RECORD LIST:
================================

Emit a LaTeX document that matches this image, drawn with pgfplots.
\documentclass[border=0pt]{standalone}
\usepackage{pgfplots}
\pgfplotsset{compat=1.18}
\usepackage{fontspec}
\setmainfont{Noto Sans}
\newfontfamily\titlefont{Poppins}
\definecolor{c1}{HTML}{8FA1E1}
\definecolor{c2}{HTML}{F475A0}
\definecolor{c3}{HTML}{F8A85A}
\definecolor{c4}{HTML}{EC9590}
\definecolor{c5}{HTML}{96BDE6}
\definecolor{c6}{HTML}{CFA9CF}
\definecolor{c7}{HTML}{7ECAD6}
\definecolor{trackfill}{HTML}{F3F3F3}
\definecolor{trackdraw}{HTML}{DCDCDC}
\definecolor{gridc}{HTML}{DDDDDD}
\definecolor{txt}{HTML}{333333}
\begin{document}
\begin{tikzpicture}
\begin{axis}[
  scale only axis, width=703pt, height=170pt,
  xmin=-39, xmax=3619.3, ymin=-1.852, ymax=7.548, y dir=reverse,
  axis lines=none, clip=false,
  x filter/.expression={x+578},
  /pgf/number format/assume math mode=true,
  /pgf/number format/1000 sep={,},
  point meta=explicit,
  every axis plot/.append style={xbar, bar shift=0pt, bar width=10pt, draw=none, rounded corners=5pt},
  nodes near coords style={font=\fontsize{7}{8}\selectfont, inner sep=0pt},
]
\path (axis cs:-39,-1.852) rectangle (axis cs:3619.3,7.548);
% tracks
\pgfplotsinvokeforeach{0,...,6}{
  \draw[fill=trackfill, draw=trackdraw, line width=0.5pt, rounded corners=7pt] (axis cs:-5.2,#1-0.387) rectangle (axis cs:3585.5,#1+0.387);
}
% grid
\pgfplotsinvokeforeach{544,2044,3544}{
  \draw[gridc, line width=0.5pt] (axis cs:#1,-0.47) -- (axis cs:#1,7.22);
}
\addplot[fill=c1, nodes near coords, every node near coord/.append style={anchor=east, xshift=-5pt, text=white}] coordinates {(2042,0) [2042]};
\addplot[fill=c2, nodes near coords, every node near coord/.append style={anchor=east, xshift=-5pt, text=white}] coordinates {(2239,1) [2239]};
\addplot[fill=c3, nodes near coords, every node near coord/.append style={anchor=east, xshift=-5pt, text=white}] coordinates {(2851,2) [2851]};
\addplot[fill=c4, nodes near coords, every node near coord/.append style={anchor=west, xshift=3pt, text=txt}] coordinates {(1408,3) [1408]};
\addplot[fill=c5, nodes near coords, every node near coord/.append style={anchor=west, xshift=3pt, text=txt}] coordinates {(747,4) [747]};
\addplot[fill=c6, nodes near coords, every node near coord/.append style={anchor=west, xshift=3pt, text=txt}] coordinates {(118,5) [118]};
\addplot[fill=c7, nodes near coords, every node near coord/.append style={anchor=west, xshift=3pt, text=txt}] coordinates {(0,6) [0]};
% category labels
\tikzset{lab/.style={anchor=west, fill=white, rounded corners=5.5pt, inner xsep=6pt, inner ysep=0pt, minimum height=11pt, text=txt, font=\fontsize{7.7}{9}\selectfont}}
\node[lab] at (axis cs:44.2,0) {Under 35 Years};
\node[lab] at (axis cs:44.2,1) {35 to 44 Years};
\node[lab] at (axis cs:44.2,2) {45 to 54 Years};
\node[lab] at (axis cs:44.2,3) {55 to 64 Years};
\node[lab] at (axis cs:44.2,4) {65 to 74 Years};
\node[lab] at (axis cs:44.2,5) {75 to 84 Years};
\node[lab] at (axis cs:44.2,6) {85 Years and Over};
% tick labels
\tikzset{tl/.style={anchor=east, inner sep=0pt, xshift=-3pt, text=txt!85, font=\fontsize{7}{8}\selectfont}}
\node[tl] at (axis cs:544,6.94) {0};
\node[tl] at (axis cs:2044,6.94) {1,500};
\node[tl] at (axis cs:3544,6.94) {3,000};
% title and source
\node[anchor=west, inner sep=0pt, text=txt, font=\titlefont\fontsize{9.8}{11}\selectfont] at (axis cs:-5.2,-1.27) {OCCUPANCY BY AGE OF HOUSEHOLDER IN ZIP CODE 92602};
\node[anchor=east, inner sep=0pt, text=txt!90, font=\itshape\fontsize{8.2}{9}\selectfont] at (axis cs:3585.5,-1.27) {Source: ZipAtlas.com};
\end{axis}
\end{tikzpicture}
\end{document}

================================

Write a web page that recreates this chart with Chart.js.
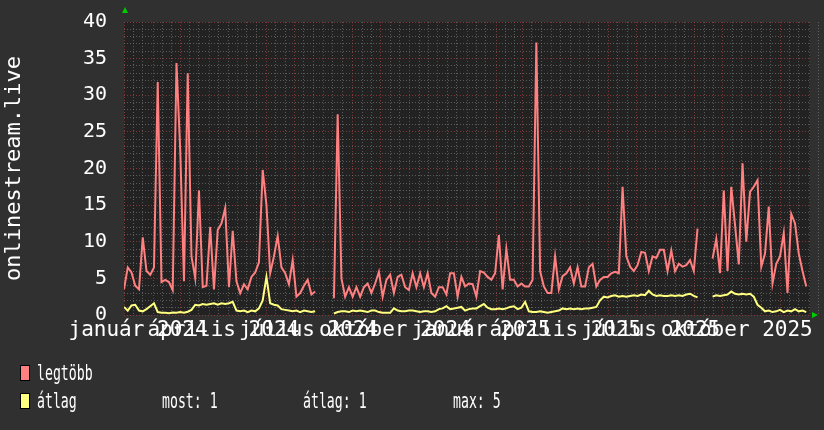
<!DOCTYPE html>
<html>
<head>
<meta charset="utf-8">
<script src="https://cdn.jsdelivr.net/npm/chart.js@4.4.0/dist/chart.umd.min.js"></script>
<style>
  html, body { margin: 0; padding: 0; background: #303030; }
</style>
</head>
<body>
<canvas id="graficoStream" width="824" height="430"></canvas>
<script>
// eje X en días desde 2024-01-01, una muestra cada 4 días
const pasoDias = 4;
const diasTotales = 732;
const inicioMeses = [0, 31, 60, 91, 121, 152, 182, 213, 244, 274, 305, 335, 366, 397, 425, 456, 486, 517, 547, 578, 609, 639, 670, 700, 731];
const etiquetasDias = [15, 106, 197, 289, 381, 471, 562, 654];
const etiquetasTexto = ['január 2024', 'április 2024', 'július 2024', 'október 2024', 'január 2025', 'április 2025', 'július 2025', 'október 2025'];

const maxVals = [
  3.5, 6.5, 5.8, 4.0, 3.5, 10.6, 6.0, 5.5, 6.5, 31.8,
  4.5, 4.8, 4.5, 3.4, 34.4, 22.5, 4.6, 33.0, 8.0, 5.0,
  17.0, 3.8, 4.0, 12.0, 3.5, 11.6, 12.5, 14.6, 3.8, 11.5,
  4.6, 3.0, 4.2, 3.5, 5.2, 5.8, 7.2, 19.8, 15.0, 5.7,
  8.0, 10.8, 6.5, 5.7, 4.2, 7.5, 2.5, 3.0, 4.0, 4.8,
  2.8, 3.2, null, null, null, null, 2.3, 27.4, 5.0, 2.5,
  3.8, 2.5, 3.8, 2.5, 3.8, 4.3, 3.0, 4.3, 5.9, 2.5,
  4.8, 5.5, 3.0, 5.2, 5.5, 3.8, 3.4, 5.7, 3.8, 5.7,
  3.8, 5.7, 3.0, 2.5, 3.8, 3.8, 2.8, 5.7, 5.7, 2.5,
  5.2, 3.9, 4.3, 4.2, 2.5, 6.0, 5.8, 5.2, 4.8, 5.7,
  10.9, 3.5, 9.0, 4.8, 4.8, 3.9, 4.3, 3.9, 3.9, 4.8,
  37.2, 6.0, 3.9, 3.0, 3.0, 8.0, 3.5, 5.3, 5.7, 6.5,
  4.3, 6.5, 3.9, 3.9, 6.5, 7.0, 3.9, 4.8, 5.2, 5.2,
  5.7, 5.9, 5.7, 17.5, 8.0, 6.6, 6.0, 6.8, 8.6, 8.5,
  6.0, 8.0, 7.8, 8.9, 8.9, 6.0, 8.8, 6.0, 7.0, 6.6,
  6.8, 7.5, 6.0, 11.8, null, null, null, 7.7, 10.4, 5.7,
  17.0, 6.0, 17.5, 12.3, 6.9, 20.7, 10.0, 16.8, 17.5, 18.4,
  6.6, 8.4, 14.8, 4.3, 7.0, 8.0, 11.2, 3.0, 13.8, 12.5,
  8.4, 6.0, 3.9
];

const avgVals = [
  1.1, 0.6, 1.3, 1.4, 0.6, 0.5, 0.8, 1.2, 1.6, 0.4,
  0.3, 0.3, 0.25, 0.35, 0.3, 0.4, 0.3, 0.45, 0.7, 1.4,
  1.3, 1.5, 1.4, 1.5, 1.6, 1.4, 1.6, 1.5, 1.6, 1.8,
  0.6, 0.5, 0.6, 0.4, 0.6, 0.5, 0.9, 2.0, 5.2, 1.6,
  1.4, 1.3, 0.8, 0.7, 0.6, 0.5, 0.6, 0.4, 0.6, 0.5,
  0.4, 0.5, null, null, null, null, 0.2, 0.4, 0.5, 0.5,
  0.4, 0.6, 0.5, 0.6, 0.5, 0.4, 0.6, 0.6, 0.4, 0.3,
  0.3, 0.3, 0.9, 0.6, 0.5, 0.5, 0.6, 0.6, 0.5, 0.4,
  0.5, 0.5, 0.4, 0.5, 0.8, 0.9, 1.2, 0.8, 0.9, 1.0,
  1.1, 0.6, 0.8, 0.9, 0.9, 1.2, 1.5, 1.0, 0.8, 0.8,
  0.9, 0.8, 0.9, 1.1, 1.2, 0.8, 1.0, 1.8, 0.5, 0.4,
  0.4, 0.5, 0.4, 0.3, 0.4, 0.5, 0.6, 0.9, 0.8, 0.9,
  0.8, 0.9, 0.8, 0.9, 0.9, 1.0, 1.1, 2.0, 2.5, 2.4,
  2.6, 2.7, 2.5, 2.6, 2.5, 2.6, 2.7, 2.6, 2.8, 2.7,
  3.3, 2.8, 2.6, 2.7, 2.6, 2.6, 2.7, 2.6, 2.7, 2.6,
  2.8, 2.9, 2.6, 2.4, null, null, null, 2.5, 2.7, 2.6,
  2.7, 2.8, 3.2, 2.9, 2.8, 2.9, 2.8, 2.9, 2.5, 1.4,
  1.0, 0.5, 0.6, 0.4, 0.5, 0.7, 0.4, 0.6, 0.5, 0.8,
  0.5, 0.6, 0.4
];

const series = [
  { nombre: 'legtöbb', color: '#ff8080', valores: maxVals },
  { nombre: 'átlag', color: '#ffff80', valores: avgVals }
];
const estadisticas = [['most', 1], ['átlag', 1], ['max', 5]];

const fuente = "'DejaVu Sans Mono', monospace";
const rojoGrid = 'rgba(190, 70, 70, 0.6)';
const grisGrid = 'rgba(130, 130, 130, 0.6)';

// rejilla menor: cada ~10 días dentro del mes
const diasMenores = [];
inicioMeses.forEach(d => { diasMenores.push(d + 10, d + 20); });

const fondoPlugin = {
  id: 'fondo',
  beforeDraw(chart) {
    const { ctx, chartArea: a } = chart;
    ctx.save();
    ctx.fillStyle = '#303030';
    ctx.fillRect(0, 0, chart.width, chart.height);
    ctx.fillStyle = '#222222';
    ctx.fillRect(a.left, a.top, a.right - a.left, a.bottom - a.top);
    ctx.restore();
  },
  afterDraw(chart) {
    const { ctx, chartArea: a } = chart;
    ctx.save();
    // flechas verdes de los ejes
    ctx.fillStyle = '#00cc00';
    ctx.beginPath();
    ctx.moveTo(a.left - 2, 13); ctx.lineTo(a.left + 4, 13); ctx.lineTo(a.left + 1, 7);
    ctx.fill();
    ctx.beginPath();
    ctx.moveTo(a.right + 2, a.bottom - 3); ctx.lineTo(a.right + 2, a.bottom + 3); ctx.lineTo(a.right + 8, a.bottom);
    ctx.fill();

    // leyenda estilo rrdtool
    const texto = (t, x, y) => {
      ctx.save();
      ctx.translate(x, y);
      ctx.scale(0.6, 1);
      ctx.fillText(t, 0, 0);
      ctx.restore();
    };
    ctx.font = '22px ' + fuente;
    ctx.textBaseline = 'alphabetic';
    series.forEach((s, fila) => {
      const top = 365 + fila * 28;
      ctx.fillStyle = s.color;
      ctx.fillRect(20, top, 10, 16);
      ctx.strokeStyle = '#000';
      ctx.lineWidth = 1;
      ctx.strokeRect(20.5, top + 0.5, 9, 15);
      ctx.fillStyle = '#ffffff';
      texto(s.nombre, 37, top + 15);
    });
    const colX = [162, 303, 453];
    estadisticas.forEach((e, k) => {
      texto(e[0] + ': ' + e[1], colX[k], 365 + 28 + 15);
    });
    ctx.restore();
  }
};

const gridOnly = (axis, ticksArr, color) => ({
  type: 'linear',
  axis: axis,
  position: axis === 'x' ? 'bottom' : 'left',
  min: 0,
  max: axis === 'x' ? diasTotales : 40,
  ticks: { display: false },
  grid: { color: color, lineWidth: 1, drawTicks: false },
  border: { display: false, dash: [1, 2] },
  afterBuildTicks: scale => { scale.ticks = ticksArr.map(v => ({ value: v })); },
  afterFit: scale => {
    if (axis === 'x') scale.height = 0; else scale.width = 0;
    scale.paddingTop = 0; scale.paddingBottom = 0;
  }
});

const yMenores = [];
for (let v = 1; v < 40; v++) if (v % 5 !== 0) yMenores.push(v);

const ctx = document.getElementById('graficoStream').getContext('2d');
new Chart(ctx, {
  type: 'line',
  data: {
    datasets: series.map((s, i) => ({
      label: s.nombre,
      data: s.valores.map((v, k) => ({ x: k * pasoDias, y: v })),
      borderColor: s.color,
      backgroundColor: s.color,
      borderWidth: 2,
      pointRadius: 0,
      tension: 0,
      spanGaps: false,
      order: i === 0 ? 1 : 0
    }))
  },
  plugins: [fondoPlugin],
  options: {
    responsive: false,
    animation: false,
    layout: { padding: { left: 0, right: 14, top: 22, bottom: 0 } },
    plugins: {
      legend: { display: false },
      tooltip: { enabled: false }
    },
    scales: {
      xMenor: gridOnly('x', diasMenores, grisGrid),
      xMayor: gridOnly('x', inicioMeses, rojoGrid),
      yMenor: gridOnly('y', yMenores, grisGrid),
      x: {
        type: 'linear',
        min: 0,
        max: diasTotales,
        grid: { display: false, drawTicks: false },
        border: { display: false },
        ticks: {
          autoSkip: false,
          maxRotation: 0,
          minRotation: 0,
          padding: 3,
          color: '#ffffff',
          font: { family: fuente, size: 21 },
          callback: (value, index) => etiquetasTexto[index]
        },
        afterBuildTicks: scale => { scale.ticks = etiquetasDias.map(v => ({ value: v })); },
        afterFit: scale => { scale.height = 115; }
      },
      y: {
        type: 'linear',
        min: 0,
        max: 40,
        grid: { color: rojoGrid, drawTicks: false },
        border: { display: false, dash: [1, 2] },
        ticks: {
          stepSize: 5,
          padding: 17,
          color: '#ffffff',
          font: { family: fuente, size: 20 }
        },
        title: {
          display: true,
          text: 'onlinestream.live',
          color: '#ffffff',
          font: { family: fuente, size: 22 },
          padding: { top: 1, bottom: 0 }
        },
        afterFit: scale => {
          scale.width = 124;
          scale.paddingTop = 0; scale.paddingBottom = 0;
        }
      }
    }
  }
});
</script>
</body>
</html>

================================

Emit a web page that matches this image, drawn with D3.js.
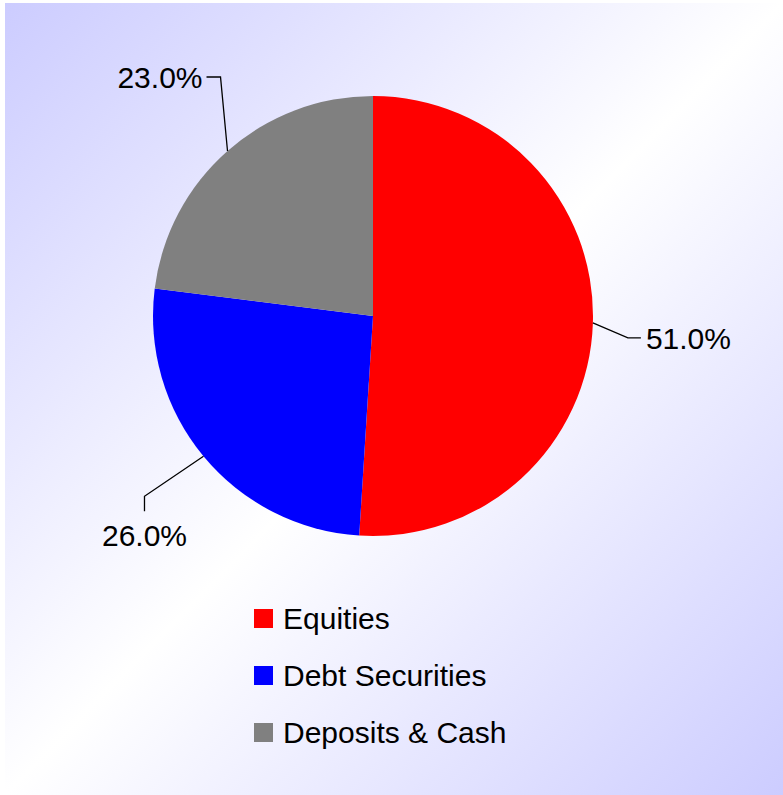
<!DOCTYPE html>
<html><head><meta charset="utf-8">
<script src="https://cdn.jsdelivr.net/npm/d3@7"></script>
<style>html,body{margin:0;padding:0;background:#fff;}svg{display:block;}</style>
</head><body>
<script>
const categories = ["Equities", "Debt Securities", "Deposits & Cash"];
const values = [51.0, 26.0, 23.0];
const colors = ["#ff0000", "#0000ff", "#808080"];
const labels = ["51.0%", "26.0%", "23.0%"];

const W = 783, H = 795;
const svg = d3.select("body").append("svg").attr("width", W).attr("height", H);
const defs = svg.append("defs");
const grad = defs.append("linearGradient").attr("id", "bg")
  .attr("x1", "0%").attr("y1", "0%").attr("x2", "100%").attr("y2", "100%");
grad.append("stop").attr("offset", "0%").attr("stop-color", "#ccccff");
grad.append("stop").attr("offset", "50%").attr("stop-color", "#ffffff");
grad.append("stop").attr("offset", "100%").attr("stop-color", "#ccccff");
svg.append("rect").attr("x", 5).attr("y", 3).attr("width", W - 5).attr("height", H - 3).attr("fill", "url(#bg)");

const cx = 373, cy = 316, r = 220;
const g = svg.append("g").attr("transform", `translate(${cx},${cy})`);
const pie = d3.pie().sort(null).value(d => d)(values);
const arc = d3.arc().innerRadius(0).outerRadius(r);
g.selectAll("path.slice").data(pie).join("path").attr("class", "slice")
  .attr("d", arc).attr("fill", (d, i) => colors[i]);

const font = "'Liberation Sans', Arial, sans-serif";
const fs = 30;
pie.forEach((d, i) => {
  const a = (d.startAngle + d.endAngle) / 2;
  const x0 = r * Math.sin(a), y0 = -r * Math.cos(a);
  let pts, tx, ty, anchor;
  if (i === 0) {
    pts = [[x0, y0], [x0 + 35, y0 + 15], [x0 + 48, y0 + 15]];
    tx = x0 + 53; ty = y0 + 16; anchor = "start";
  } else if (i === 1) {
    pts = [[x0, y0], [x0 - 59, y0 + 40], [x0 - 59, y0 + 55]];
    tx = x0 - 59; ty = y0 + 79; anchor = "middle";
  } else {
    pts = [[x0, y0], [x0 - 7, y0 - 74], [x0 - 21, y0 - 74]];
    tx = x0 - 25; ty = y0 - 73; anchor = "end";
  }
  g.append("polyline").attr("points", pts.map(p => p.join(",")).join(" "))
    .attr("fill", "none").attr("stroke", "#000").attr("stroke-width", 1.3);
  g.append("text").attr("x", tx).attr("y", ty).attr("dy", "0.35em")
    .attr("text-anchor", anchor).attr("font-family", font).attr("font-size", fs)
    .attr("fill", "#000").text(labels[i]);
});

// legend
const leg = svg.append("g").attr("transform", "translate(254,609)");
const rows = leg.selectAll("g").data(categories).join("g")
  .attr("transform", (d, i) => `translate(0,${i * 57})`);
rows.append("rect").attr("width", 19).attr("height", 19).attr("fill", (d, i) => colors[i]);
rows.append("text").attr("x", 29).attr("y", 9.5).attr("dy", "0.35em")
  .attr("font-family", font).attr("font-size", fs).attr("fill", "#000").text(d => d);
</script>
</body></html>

================================

PROBLEM TO SOLVE: Say, as a single number and nothing more, how many lines of the entries contain the word "matches".

EXERCISE OUTPUT: 2